**Work required**
Pictures in the data should be dropped; transcribe exactly the lines from the one that has "Generate a Python" through the one that has "plt.rcParams['font.family'] = ['Lato', 'DejaVu".

[Stored items from a collection]
══════

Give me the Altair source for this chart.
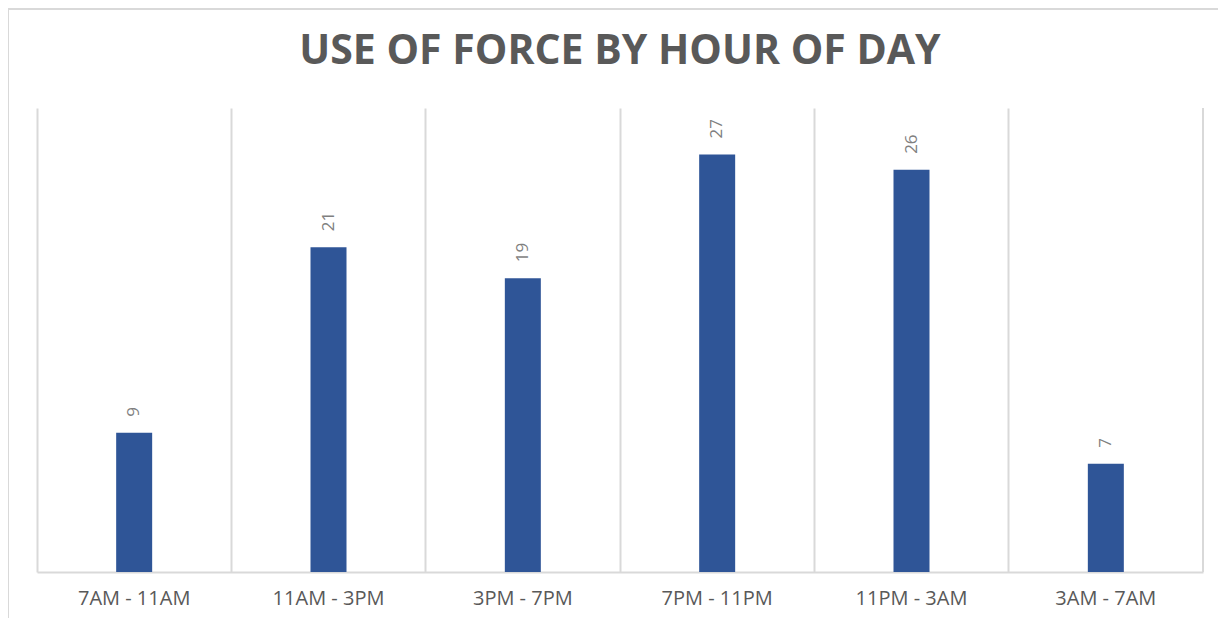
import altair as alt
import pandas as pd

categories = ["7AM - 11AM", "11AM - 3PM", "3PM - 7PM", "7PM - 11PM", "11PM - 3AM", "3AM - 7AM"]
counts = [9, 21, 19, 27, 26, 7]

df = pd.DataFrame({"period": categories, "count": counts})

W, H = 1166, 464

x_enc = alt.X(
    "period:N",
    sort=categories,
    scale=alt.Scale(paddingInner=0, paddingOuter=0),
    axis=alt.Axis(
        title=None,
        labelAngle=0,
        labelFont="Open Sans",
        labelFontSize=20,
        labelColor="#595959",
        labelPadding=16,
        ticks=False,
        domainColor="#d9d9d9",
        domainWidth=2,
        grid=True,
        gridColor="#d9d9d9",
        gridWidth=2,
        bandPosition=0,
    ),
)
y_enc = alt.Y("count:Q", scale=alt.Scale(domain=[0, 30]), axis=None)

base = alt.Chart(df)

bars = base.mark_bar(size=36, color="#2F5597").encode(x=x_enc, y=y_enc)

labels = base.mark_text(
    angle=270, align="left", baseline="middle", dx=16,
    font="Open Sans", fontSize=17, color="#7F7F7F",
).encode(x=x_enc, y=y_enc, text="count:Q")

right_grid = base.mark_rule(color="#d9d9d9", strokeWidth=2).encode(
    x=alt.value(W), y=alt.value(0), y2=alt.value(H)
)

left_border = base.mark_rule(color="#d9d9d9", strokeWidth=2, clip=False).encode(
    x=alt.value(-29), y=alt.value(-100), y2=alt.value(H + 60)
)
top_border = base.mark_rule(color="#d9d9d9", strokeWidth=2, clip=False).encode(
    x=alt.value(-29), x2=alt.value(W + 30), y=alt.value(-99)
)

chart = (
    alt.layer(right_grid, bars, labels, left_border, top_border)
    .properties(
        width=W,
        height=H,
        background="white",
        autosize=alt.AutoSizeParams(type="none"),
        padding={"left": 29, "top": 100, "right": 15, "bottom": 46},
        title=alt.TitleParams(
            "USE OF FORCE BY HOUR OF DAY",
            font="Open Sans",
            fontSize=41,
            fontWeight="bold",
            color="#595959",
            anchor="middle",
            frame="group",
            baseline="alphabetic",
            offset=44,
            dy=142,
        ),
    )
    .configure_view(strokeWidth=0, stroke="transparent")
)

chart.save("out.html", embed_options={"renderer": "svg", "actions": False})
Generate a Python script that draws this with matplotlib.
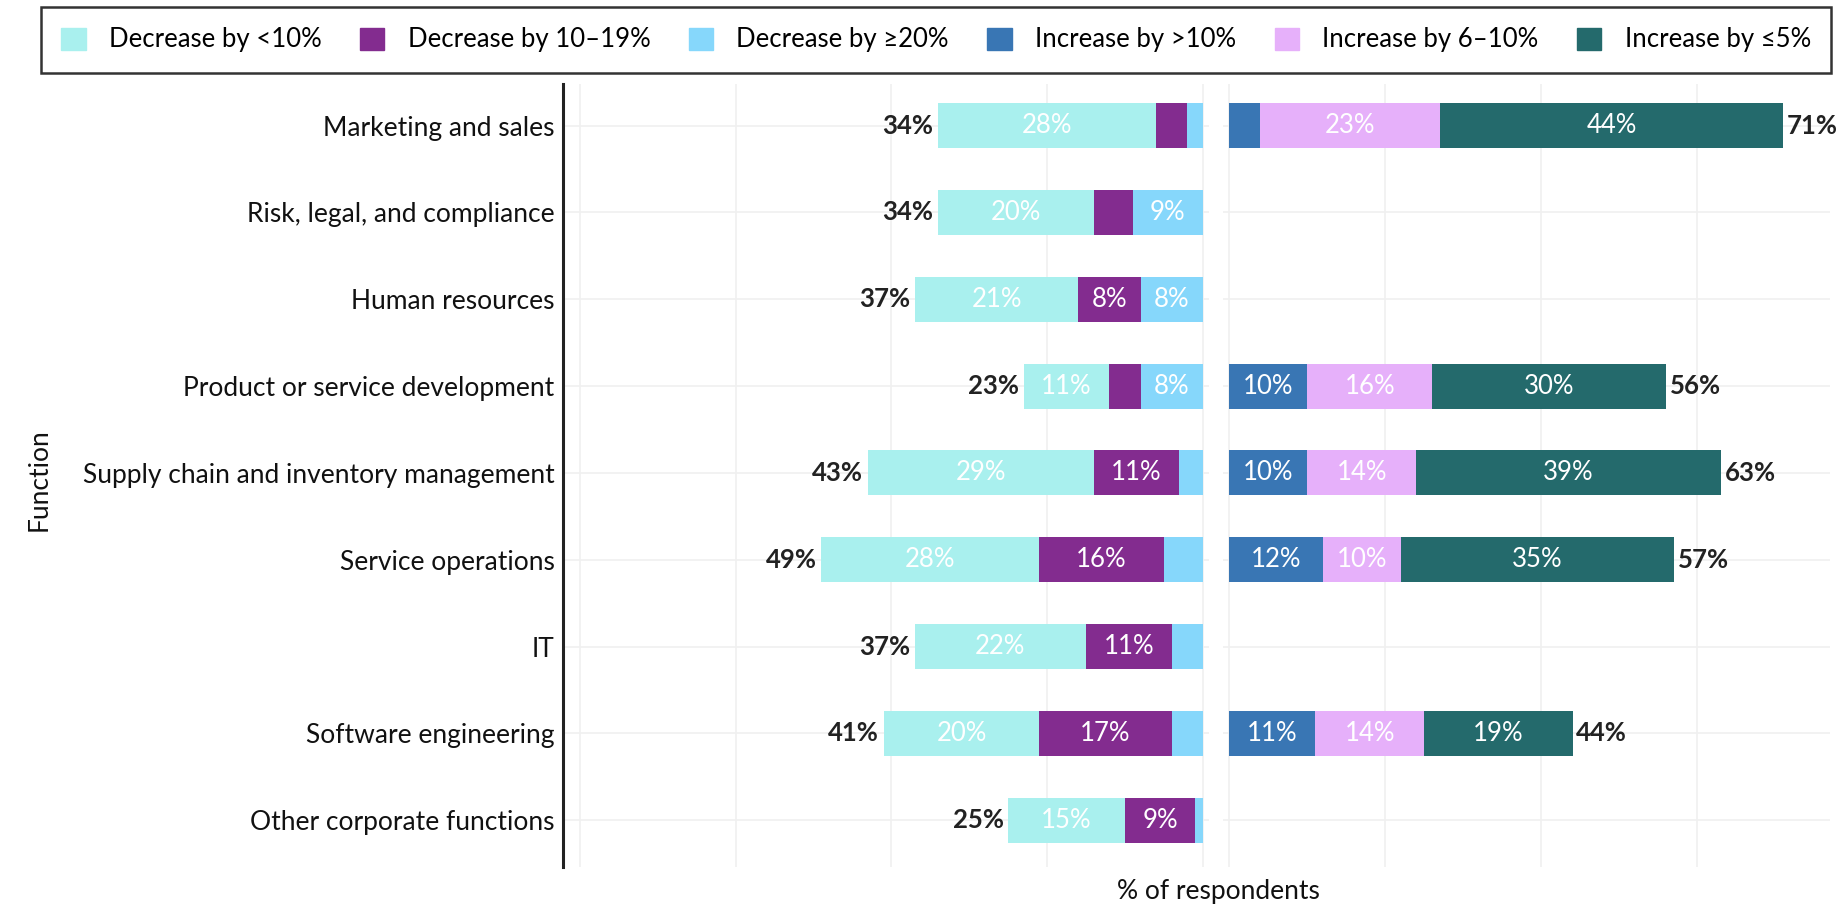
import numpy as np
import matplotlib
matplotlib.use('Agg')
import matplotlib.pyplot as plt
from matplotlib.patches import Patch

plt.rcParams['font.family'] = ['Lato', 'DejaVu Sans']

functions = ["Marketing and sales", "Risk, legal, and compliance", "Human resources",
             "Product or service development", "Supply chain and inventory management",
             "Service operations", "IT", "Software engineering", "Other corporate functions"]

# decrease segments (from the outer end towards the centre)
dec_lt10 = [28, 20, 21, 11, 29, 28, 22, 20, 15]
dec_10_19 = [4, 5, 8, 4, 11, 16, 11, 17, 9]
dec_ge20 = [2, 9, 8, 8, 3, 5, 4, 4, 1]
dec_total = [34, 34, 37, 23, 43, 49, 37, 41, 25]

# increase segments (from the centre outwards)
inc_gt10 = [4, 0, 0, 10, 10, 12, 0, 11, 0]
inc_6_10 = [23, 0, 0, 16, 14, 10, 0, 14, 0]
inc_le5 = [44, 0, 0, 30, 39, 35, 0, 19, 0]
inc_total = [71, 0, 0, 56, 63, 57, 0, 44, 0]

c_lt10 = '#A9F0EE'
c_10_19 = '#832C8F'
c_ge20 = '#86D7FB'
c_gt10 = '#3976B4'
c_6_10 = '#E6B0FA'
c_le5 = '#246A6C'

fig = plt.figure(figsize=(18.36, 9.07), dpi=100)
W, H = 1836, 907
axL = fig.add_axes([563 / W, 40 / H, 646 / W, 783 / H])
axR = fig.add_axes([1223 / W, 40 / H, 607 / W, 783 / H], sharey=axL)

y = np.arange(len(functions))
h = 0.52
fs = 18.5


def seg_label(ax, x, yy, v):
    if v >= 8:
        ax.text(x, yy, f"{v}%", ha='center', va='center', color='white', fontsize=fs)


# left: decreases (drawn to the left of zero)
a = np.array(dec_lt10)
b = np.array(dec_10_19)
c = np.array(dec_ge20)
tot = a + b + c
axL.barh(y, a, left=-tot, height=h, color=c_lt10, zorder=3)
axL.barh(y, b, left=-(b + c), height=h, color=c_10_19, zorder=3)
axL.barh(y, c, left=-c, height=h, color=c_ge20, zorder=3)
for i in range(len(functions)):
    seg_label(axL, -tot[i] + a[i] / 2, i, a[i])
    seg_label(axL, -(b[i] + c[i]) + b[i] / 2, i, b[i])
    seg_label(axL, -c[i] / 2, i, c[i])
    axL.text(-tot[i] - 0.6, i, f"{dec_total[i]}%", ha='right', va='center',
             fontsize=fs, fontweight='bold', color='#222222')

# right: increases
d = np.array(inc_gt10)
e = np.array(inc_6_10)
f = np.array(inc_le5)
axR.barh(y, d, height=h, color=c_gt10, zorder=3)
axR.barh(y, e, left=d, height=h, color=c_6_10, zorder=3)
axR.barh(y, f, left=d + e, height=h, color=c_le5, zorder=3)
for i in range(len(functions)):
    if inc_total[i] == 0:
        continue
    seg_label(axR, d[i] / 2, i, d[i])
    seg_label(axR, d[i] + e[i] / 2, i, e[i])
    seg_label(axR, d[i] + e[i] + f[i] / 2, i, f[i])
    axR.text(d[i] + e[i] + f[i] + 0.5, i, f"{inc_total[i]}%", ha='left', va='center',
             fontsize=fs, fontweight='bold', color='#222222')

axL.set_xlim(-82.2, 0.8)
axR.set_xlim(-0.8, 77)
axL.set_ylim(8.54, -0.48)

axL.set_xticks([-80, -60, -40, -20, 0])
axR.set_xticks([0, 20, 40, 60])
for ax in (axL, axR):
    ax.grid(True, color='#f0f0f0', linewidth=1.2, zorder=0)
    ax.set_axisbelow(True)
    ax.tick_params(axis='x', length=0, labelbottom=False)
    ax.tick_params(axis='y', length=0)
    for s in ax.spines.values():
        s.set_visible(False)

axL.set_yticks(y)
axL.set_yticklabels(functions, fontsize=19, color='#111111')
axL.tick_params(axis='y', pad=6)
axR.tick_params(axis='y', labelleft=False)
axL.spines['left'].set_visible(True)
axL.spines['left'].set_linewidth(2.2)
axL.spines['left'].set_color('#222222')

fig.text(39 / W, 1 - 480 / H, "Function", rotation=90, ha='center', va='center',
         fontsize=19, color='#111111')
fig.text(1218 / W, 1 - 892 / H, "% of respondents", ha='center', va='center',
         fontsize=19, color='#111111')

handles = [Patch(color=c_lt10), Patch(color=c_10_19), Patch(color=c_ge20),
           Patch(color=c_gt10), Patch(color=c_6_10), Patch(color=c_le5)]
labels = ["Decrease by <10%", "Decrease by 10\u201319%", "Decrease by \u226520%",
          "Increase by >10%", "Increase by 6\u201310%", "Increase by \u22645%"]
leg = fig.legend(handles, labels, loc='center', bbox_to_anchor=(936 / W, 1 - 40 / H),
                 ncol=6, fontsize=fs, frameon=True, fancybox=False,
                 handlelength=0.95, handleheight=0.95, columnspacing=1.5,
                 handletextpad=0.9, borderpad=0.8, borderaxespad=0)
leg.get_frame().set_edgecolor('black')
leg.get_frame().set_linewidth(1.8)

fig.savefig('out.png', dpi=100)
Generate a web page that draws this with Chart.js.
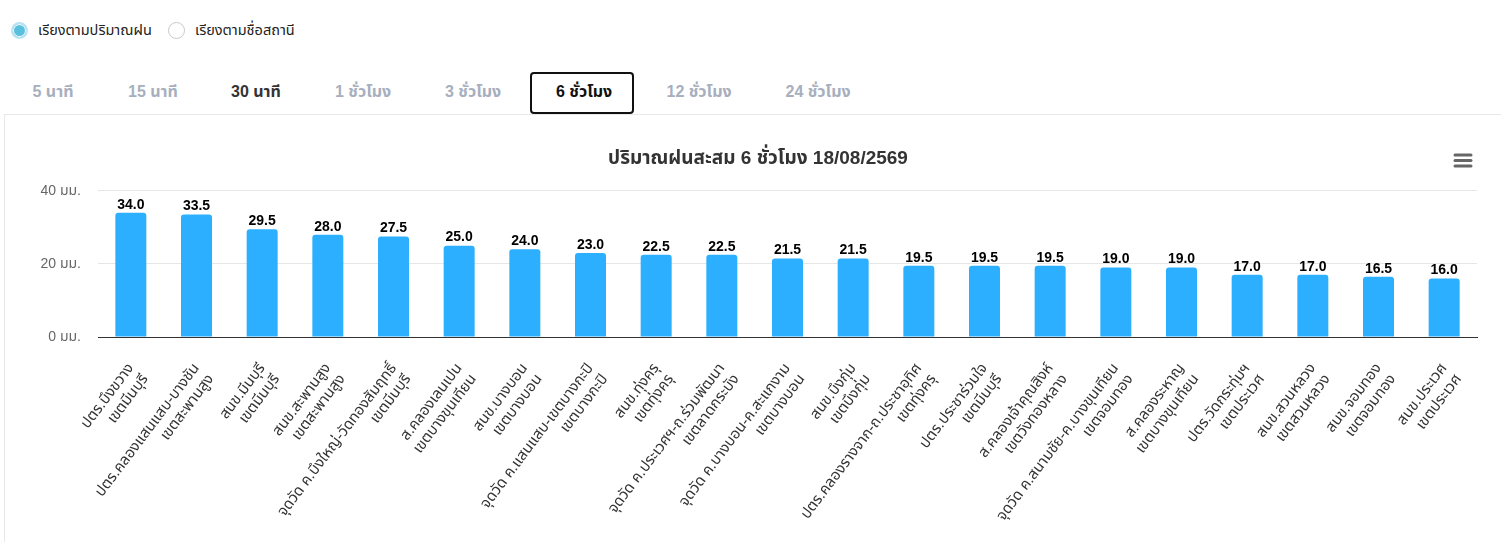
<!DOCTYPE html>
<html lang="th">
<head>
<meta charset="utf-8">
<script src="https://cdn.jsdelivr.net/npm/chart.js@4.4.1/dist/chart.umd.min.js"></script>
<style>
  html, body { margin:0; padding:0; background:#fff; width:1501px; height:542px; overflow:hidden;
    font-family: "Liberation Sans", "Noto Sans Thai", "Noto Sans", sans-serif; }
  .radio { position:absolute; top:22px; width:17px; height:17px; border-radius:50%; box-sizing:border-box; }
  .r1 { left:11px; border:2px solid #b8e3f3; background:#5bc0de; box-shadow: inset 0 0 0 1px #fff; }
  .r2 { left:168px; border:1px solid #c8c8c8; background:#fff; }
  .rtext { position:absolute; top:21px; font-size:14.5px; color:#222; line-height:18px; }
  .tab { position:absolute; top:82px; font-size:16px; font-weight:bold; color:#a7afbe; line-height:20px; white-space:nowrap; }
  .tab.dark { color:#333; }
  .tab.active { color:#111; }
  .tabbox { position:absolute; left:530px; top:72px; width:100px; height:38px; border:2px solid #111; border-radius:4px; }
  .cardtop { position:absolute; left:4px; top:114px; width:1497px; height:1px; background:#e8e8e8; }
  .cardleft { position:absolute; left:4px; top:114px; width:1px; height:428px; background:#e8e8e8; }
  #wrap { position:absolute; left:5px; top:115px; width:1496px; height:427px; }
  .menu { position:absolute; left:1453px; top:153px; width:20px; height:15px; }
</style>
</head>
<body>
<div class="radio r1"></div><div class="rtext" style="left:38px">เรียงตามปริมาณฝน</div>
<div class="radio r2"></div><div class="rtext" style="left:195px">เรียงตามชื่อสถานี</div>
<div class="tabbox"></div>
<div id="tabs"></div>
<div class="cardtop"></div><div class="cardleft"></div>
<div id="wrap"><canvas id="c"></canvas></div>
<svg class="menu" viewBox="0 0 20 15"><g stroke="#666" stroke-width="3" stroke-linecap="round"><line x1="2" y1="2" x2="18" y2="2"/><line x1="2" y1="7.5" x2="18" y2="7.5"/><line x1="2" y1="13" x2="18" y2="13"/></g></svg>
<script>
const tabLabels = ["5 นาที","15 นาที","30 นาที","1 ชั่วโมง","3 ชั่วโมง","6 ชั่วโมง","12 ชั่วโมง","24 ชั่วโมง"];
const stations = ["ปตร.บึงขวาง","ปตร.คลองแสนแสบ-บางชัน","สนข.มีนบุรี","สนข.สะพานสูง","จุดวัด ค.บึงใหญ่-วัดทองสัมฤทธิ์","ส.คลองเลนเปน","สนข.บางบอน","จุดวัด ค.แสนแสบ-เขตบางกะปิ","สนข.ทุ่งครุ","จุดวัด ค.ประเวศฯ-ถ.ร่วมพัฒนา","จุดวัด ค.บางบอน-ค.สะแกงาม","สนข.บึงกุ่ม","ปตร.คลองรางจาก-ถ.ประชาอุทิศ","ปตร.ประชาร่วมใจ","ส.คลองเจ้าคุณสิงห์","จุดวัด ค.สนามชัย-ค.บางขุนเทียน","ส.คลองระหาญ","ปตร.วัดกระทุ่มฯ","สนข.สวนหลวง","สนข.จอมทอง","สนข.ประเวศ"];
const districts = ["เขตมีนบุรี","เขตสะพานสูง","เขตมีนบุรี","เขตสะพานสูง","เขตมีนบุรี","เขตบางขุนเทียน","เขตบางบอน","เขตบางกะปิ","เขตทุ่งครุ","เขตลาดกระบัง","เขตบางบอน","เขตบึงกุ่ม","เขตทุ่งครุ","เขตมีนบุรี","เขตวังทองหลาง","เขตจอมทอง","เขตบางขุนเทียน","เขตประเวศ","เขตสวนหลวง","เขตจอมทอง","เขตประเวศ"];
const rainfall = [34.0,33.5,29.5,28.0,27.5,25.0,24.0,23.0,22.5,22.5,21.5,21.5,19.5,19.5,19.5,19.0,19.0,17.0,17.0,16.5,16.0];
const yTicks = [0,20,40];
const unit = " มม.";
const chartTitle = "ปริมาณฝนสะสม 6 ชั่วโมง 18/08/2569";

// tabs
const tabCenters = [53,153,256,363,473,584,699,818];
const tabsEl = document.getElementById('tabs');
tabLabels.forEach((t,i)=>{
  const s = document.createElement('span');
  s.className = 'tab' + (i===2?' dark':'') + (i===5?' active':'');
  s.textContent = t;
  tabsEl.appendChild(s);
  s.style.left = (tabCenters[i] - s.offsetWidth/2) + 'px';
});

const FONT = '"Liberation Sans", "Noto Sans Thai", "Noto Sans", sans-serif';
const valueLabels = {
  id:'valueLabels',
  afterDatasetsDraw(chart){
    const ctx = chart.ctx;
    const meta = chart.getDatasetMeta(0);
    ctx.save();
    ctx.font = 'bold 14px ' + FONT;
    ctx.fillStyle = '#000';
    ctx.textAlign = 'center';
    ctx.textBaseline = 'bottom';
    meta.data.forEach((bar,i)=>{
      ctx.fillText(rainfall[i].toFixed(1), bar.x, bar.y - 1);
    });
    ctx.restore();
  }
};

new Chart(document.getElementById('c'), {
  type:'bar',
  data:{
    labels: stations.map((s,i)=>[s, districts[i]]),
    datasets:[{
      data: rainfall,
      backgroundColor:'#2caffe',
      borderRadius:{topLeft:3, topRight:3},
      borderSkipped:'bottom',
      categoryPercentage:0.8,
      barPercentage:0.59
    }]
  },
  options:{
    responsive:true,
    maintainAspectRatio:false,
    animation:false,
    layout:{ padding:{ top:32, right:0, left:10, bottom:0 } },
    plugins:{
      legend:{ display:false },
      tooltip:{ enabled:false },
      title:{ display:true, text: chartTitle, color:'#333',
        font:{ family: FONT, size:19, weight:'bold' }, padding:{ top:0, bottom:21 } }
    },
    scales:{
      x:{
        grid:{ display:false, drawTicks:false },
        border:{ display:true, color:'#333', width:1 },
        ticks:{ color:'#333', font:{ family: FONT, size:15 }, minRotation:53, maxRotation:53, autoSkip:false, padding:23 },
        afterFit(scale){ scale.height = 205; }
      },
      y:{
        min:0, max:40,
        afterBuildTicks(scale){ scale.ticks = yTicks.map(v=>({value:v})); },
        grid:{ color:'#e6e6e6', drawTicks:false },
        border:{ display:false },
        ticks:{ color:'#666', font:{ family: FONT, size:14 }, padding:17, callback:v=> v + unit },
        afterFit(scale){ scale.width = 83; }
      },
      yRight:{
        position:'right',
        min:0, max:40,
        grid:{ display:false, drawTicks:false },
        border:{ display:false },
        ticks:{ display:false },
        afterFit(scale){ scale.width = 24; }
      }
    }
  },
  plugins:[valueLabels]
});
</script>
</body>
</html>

══════

**Answer to the exercise**
Generate a Python script that draws this with matplotlib.
import numpy as np
import matplotlib
matplotlib.use('Agg')
import matplotlib.pyplot as plt
from matplotlib.patches import Patch

plt.rcParams['font.family'] = ['Lato', 'DejaVu Sans']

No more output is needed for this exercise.